The humble Idaho spud gets a decadent upgrade when cut fresh and plunged into bubbly duck fat. The resulting frites are golden and crispy with tender, creamy interiors and a hint of delicious duckiness.
Obtain the Duck Fat
You might already have some rendered duck fat in your refrigerator or freezer from the last time you roasted a whole duck or seared duck breasts. You will need enough to completely cover the potatoes as they are cooking, about 2 or 3 inches in the bottom of a pot. If you don’t have enough rendered duck fat on hand, supplement with pre-rendered Duck Fat.
Prep Your Potato
The russet potato is the ideal frying potato. Peel the skin for a more refined frites, or scrub the skin well and leave on for a rustic fry. Cut potatoes into sticks between 1/4-inch and 1/2-inch wide. Rinse the cut potatoes in cold water to remove any excess starch. If you have the time, soaking them in ice water for 30 minutes will yield even better results. Drain the potatoes before frying and pat them dry.
Learn the Correct Frying Technique
The secret to the perfect French fry in any fat is the double-fry method. The first fry is to cook the potato through. The second fry at a higher temperature is to crisp them up. Melt the duck fat in a heavy-bottomed pot with high sides. Heat the fat to about 325 degrees F. A deep-frying/candy thermometer is really handy for getting an accurate reading. Cook the potato sticks in small batches to avoid dramatically dropping the temperature of the hot fat. After about 5 to 7 minutes, test the doneness by poking a fry with a knife. The knife should slide in and out with no resistance. If the potatoes are cooked through, remove them from the pot with a slotted spoon, spider skimmer, or tongs and let drain on a sheet tray covered in paper towels. After all of the batches are cooked and cooled, raise the heat under the pot and bring the melted duck fat to 350 degrees F. Return the fries to the pot, in batches again, for only about 1 minute. Drain on fresh paper towels. Sprinkle them right away with your choice of sea salt, black pepper, paprika, parmesan cheese, fresh herbs, or whatever seasonings you like. Doing this step while the fries are still hot will help the seasonings to stick.

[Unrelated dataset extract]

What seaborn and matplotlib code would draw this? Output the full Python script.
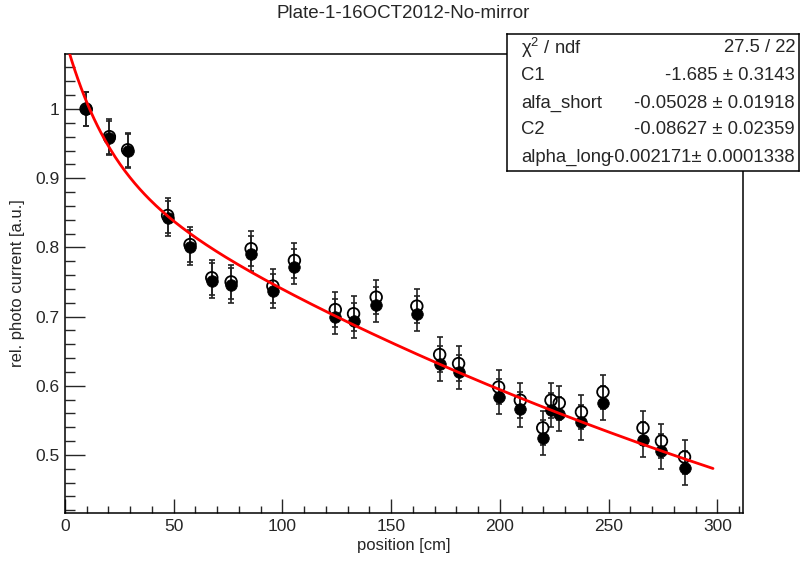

Consider Dipping SaucesYour duck fat French fries will be perfect by themselves. However, you can take them one step further by serving with a dipping sauce. Try serving them with mayonnaise mixed with fresh herbs or take your frites over the top with a drizzle of truffle oil. When all else fails, ketchup is a trusty stand-by. Use your favorite store-bought brand or get adventurous and make your own out of roasted red peppers and roasted garlic.
Don’t Waste the Duck Fat!
After your fries are cooked, turn off the heat and let the duck fat cool so it is easy to handle but not solidified. Strain through a fine-mesh strainer to remove any pieces of potato. Refrigerate until thoroughly chilled and then freeze for a later use.